I offer both individual and group psychotherapy. After two or three ‘assessment’ sessions in which I will get a clearer picture of a person’s problems and their life story, I will make a recommendation as to whether I think analytic psychotherapy generally might be helpful. If so, we will think together about the most suitable type of therapy: individual or group, or perhaps one followed by the other.

The Set-up

Individual therapy – a client and a therapist working together – may be what springs to mind when you think of psychotherapy. It has its roots in the work of Freud who instituted classical psychoanalysis at the end of the nineteenth and start of the twentieth centuries. Psychoanalytic psychotherapy derives from that model. It differs from psychoanalysis chiefly in the frequency of sessions which it provides. Full-blown analysis involves four or five sessions a week whereas I usually see people once a week.

The regularity of that once-weekly individual session is important if the therapy is going to have a reasonable chance of working. The length of each session is fifty minutes and we meet each time in the same room. The setting is two comfortable chairs and a small table.

What is psychotherapy like?

Individual psychotherapy offers a safe, friendly, containing and confidential space in which to talk and explore. The therapy is non-directive so there’s no set agenda for a session and a person will be encouraged to say whatever comes into their head. Helped by me, they take the lead.

Naturally, people are often nervous when they first come for therapy. The nerves tend not to last too long. With time, a relationship of trust usually develops where people feel comfortable enough to relax and talk not only about what has been troubling them but also, among other things, about their feelings, their childhood and teenage years and the links between those times and the present. An additional focus of the work is the client’s perceptions of their relationship with me as their therapist. Perhaps surprisingly, the exploration and evolution of that therapeutic relationship are significant factors in the healing process that psychotherapy hopes to bring about.

As a person speaks in a session, I will be listening carefully not only to the more obvious content of what they’re saying but also to patterns in and behind their words – patterns of which they may not be aware. These patterns are traces of the unconscious mind at work. I will respond with observations and suggestions of possible meanings to what they’re bringing. In so doing it’s often possible to shed greater light on what might be going on in someone at a deeper level than can easily be seen in everyday life.

How do I know when I’m better?

With both individual therapy and group therapy, people sometimes ask how they will know when they’re ‘better’. In my experience, it’s usually pretty clear to them when things have shifted in a positive direction. But it also raises the question of how much they want to achieve.
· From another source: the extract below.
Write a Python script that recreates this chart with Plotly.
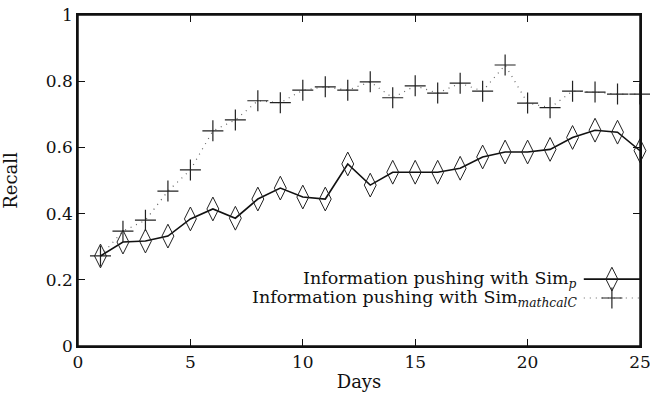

For example, a person may come initially to get help with anxiety but over time they may touch on, not just the roots of their anxiety, but also a wide variety of other areas of their life and personality. These too may benefit considerably from the therapeutic work so that the individual eventually senses a greater all-round strength, wholeness and peace. The upshot of all this is that a decision to leave therapy is rather like deciding at which floor to get off an escalator in a department store. You get off when you’re ready to.

Two highly experienced psychotherapists, Dennis Brown and Jonathan Pedder, sum up very well the aim of individual (and indeed group) therapy in their book ‘Introduction to Psychotherapy’. The objective, they say, is to help a person reach a point where the future feels like ‘a time of challenge and change, instead of only an extension of an imprisoning past’.